==== Records shown ====
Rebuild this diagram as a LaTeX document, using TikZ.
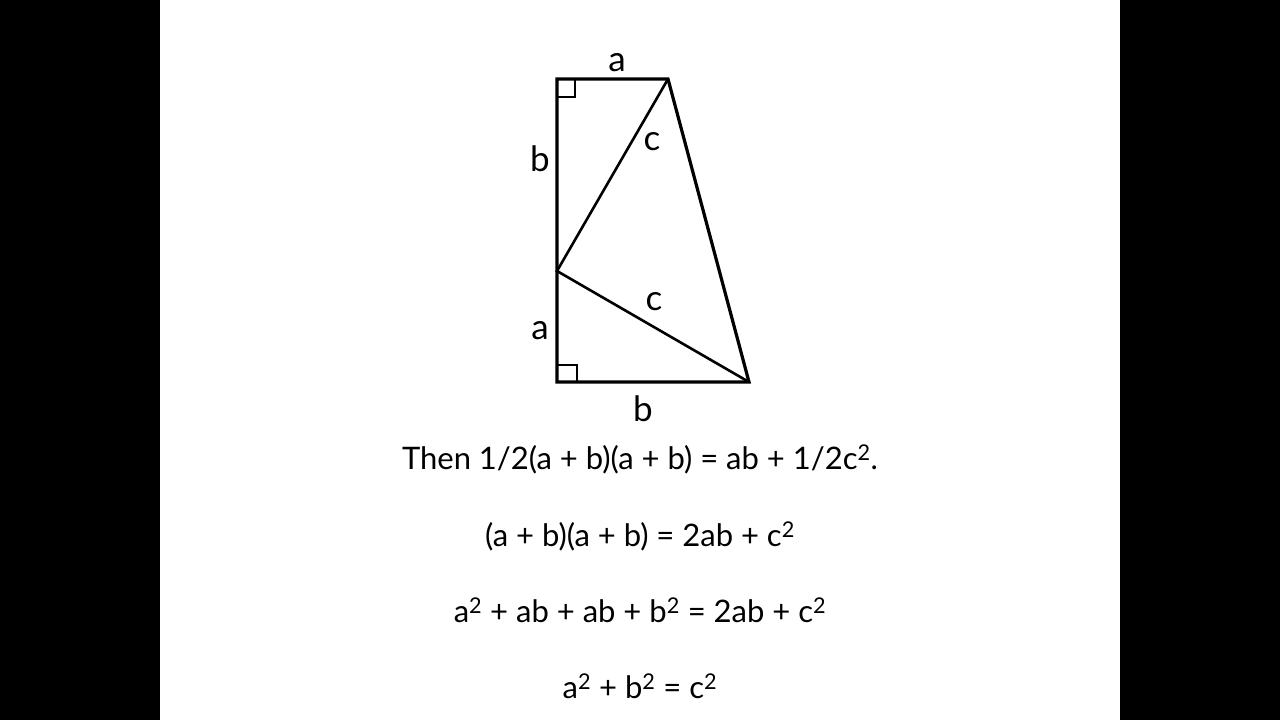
====
==== Records shown ====
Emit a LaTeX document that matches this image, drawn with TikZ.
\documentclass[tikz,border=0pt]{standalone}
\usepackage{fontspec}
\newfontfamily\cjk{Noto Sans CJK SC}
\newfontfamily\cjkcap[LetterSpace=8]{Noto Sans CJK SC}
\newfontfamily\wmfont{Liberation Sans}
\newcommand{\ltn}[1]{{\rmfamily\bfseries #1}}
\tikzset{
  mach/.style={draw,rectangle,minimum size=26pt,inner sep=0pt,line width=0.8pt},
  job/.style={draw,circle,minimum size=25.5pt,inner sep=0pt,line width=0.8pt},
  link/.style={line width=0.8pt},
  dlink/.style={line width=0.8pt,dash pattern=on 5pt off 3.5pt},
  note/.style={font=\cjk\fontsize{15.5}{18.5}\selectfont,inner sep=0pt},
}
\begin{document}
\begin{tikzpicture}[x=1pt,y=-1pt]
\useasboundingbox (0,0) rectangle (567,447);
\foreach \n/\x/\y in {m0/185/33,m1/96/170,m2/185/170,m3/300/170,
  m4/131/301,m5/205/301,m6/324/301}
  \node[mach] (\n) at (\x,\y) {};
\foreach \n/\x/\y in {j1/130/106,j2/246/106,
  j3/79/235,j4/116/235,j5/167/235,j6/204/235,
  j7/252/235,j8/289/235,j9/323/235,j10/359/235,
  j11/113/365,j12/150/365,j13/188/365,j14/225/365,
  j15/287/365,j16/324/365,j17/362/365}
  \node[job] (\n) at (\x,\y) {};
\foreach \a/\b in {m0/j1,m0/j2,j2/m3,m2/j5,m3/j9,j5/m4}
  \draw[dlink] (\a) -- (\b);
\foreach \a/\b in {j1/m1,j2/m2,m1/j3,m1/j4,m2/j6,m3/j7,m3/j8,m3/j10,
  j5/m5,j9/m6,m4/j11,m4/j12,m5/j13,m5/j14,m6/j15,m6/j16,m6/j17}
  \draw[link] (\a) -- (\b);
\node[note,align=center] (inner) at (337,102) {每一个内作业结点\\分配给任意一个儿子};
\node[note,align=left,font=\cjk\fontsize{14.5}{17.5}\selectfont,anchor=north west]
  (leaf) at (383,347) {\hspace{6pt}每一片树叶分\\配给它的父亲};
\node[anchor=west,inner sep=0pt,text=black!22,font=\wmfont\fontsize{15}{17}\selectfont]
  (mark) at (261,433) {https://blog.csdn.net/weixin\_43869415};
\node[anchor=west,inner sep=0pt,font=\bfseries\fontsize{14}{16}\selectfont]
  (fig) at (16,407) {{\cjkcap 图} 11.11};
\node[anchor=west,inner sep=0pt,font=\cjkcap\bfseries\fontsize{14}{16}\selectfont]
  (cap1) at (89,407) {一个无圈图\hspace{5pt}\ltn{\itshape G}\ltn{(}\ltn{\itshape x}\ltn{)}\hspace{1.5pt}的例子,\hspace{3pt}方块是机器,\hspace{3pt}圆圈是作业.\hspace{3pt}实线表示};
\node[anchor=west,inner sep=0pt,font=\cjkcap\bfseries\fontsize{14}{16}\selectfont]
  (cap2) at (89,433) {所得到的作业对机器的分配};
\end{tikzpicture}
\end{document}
====
Set problem ::
Go through the data and count each line that has the word "LaTeX", then give the total alone.

Task response ::
2